• Given data:
########
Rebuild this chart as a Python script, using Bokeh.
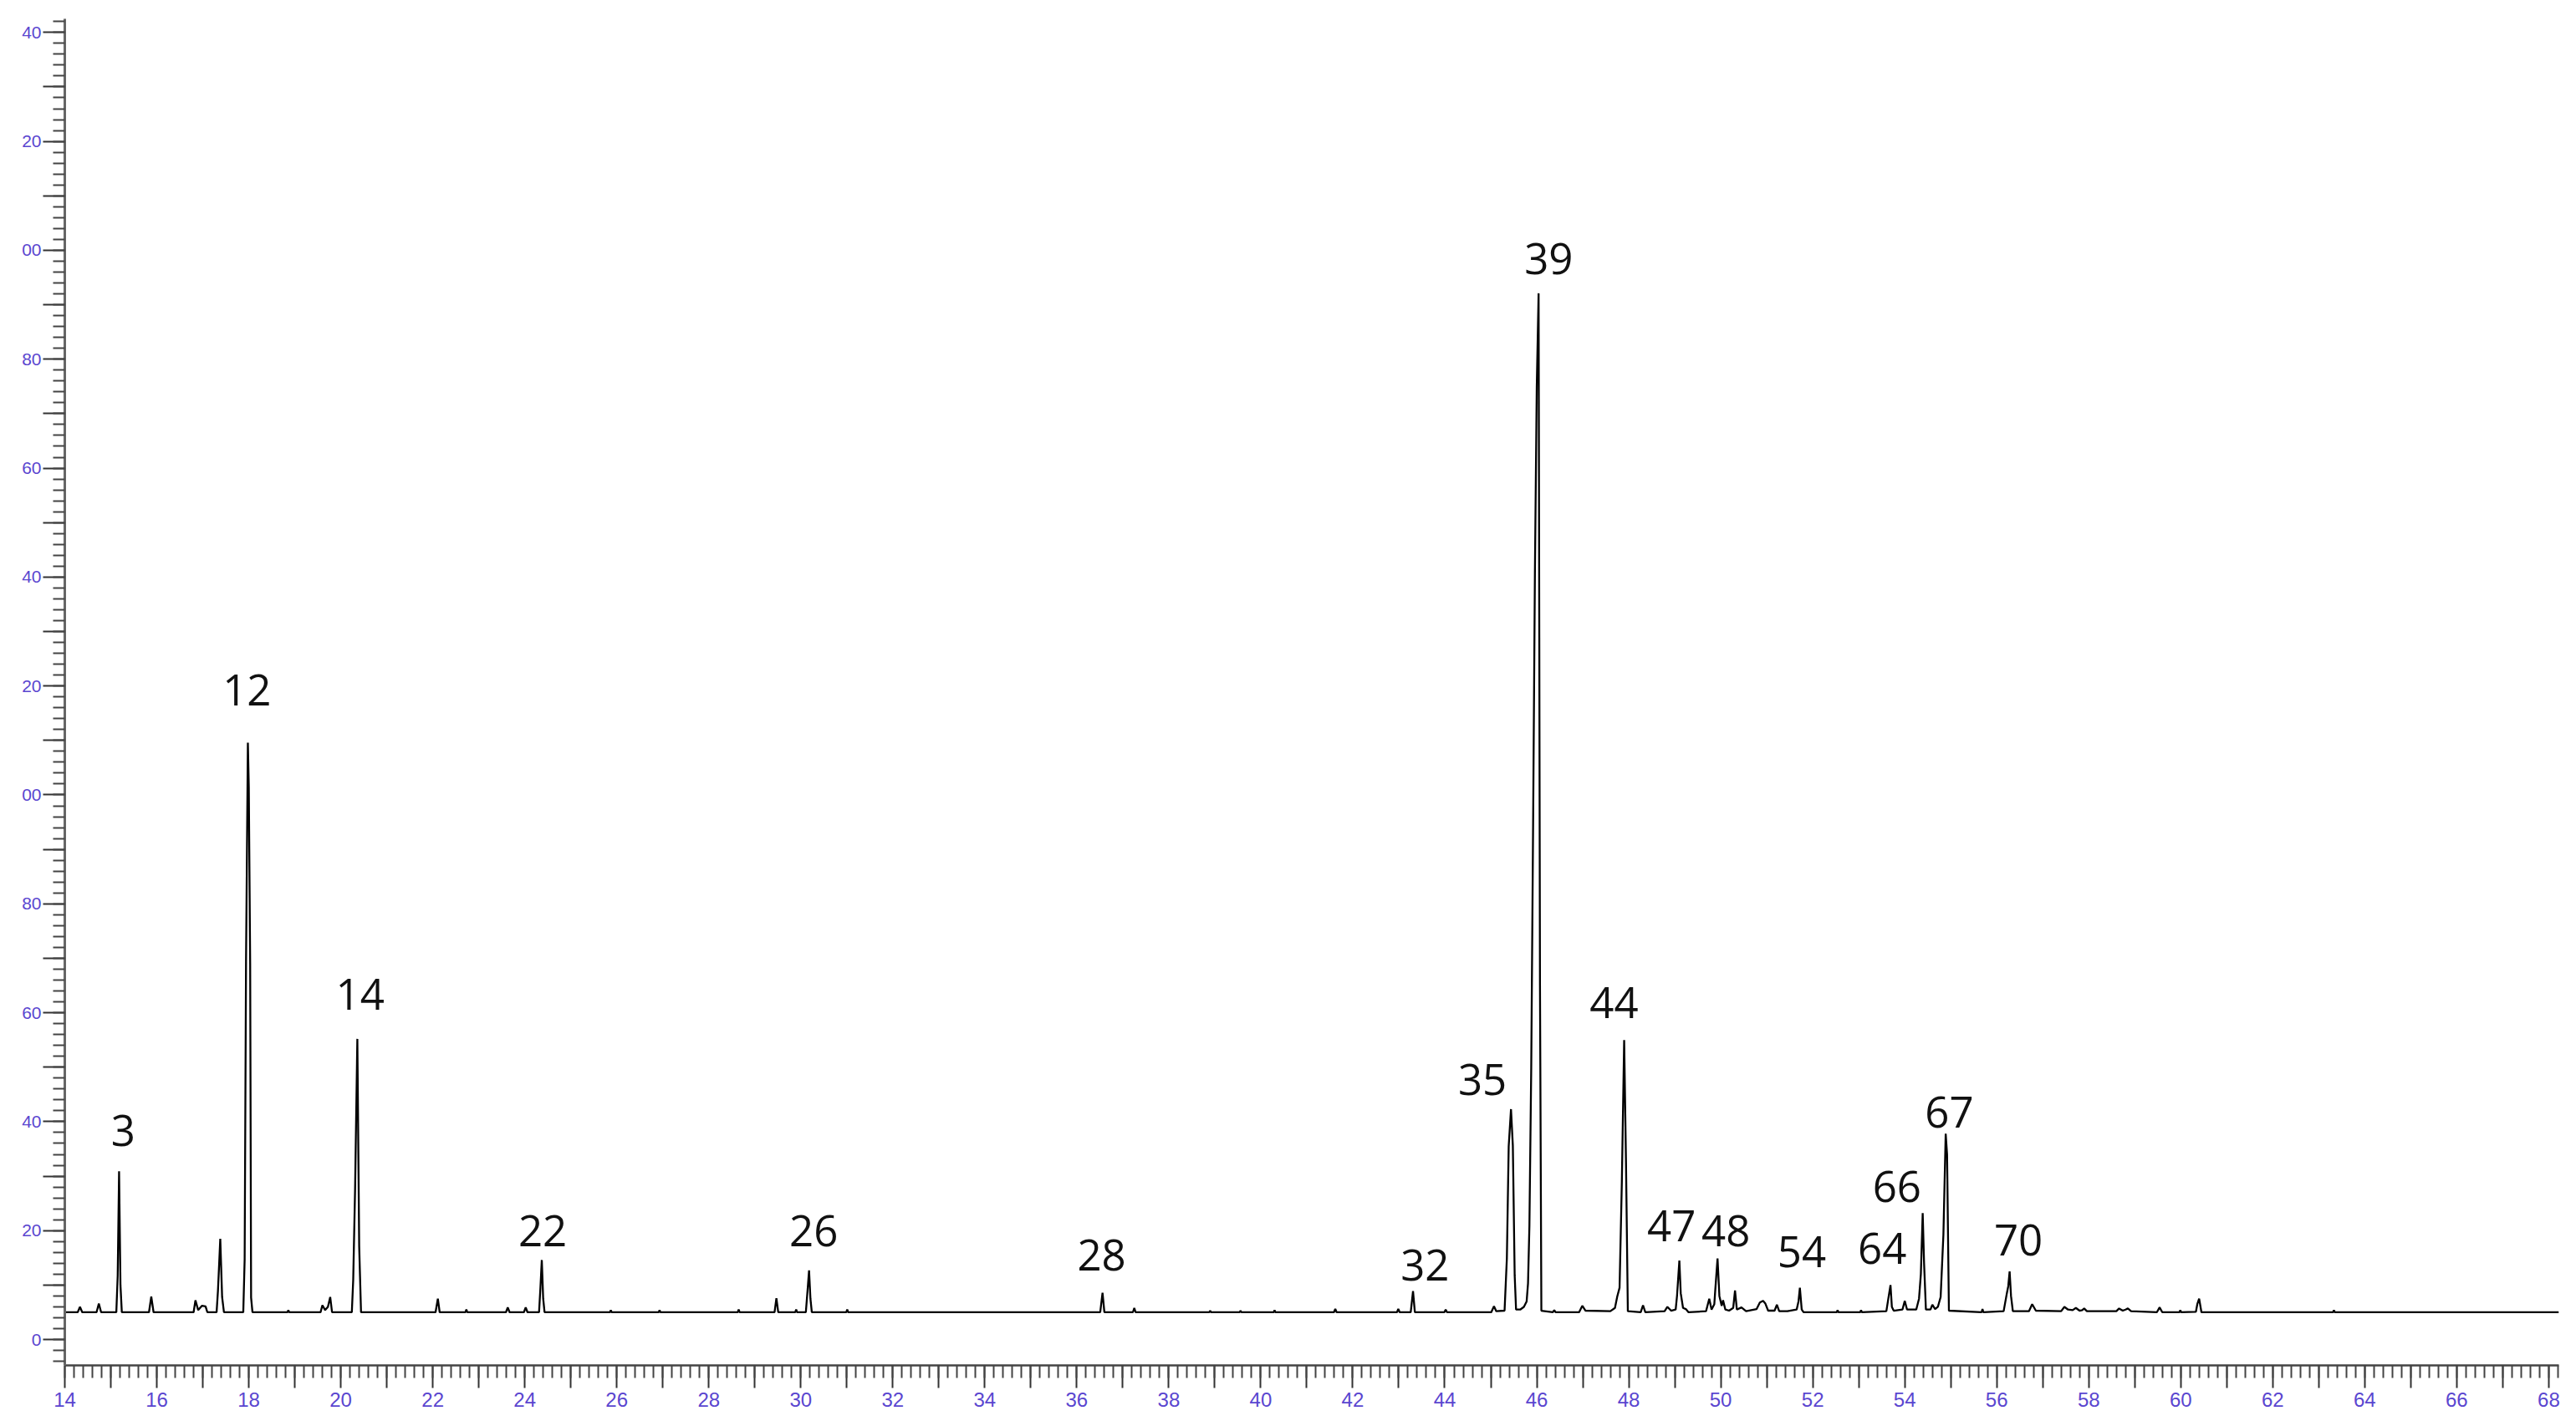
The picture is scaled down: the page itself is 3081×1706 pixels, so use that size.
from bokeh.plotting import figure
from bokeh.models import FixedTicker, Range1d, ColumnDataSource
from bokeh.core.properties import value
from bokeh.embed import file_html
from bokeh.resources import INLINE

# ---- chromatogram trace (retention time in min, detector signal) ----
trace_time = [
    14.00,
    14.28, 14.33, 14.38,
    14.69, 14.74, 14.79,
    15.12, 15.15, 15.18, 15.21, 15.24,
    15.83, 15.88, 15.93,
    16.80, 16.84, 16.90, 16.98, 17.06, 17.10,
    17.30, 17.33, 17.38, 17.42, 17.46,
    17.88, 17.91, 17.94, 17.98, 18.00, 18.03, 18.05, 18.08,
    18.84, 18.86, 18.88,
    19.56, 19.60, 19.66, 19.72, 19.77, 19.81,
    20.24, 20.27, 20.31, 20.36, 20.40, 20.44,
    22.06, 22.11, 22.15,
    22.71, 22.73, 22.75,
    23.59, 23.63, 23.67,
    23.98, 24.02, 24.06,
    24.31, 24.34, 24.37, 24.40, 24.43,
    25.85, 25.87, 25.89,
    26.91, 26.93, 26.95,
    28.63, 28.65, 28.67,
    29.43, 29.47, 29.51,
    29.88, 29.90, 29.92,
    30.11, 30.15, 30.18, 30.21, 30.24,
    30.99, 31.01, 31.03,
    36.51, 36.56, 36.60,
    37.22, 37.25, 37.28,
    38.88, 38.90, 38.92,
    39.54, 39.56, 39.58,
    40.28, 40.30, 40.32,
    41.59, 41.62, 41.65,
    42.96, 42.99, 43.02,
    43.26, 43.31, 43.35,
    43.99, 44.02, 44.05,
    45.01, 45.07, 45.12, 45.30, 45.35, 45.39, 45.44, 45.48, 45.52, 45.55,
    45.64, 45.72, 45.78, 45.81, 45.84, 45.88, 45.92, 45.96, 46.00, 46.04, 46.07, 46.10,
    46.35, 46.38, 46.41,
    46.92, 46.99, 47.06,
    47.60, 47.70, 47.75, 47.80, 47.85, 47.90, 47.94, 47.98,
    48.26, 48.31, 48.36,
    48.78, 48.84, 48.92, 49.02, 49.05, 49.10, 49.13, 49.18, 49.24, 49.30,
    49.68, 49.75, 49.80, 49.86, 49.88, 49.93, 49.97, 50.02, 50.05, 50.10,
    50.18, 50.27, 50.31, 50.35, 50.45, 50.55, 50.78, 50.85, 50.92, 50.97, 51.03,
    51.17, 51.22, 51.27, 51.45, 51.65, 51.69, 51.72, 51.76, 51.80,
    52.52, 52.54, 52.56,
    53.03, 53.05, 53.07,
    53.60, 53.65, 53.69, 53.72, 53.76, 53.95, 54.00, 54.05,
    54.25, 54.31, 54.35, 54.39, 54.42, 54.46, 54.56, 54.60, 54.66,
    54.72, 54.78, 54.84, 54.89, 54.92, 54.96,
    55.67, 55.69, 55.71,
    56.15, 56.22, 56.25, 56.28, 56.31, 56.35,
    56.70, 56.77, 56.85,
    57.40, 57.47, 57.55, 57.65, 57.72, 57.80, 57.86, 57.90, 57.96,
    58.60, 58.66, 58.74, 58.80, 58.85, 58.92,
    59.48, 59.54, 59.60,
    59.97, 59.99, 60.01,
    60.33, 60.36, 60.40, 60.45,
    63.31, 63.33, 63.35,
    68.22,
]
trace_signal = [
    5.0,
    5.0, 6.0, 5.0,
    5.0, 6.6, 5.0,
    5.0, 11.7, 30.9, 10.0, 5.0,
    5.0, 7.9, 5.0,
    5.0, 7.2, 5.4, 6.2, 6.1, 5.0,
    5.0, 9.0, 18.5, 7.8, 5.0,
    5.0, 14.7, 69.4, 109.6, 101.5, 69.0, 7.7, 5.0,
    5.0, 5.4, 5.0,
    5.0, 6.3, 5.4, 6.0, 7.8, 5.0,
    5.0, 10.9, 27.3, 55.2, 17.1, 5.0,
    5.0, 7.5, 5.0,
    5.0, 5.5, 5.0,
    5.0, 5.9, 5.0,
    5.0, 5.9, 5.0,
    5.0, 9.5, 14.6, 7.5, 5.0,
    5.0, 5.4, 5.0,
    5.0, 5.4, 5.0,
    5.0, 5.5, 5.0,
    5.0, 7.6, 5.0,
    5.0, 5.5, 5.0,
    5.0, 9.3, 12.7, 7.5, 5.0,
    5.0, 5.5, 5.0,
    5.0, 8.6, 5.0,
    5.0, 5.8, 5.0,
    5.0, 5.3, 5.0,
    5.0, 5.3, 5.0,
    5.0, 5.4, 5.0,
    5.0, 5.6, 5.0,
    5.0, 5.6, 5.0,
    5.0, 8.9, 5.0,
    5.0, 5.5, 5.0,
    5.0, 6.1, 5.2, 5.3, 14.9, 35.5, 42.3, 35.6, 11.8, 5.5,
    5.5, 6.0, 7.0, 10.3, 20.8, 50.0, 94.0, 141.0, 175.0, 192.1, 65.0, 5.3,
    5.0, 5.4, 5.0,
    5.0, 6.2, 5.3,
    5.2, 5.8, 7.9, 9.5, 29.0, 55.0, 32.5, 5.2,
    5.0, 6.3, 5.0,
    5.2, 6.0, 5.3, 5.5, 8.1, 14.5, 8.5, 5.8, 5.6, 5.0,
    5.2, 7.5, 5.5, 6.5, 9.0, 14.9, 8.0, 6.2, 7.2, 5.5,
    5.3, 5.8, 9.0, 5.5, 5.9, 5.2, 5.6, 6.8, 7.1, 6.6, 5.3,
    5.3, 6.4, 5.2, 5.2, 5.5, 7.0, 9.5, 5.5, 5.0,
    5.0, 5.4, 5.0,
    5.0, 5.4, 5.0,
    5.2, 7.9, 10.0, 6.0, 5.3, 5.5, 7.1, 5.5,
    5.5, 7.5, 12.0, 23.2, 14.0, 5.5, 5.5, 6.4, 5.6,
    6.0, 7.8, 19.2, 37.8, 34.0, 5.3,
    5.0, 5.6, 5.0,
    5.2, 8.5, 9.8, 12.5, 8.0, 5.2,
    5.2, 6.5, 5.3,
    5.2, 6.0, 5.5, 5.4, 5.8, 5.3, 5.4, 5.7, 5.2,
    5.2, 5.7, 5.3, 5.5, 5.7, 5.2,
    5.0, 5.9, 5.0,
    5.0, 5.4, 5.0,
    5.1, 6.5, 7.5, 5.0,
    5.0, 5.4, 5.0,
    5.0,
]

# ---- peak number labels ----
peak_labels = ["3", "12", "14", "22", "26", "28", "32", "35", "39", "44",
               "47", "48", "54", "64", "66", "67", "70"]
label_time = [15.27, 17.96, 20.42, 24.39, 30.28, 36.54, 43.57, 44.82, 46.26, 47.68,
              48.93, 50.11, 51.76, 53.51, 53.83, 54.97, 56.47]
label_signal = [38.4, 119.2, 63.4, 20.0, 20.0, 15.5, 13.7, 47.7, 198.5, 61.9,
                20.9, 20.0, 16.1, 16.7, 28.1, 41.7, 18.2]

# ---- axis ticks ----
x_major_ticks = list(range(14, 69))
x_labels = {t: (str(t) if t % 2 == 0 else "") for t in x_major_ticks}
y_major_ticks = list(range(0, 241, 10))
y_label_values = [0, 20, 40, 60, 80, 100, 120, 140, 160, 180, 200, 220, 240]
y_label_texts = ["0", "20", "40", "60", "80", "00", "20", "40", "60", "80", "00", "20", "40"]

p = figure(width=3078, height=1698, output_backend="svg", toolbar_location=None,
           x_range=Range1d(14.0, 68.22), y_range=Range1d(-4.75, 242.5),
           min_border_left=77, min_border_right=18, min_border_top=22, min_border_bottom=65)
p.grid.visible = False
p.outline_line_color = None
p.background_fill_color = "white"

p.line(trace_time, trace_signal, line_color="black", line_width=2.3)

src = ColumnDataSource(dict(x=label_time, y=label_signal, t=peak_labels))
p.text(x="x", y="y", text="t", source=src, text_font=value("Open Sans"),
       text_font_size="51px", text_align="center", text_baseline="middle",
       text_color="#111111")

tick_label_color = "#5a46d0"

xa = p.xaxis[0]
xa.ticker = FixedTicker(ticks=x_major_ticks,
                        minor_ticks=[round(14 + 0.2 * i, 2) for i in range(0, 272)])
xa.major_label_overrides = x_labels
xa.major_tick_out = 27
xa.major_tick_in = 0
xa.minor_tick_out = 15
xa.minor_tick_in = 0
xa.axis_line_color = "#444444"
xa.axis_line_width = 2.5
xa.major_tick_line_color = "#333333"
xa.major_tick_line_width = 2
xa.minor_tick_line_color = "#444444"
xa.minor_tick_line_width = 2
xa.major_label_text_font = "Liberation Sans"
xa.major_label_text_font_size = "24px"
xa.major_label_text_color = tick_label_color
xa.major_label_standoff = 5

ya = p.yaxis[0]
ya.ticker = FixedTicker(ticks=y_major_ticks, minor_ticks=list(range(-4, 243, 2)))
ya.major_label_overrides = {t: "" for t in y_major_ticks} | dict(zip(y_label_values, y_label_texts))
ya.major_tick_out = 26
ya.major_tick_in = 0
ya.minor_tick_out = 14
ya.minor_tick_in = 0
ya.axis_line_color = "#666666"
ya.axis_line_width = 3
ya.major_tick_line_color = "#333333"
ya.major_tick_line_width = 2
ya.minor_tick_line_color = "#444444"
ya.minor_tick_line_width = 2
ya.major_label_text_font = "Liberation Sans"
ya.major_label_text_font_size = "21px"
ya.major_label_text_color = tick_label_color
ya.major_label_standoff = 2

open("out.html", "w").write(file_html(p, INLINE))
########
• Goal:
Write out again exactly the lines from the start of the data above through the line containing "from bokeh.resources import INLINE", inclusive, excluding any pictures.

• Output for this task:
Rebuild this chart as a Python script, using Bokeh.
The picture is scaled down: the page itself is 3081×1706 pixels, so use that size.
from bokeh.plotting import figure
from bokeh.models import FixedTicker, Range1d, ColumnDataSource
from bokeh.core.properties import value
from bokeh.embed import file_html
from bokeh.resources import INLINE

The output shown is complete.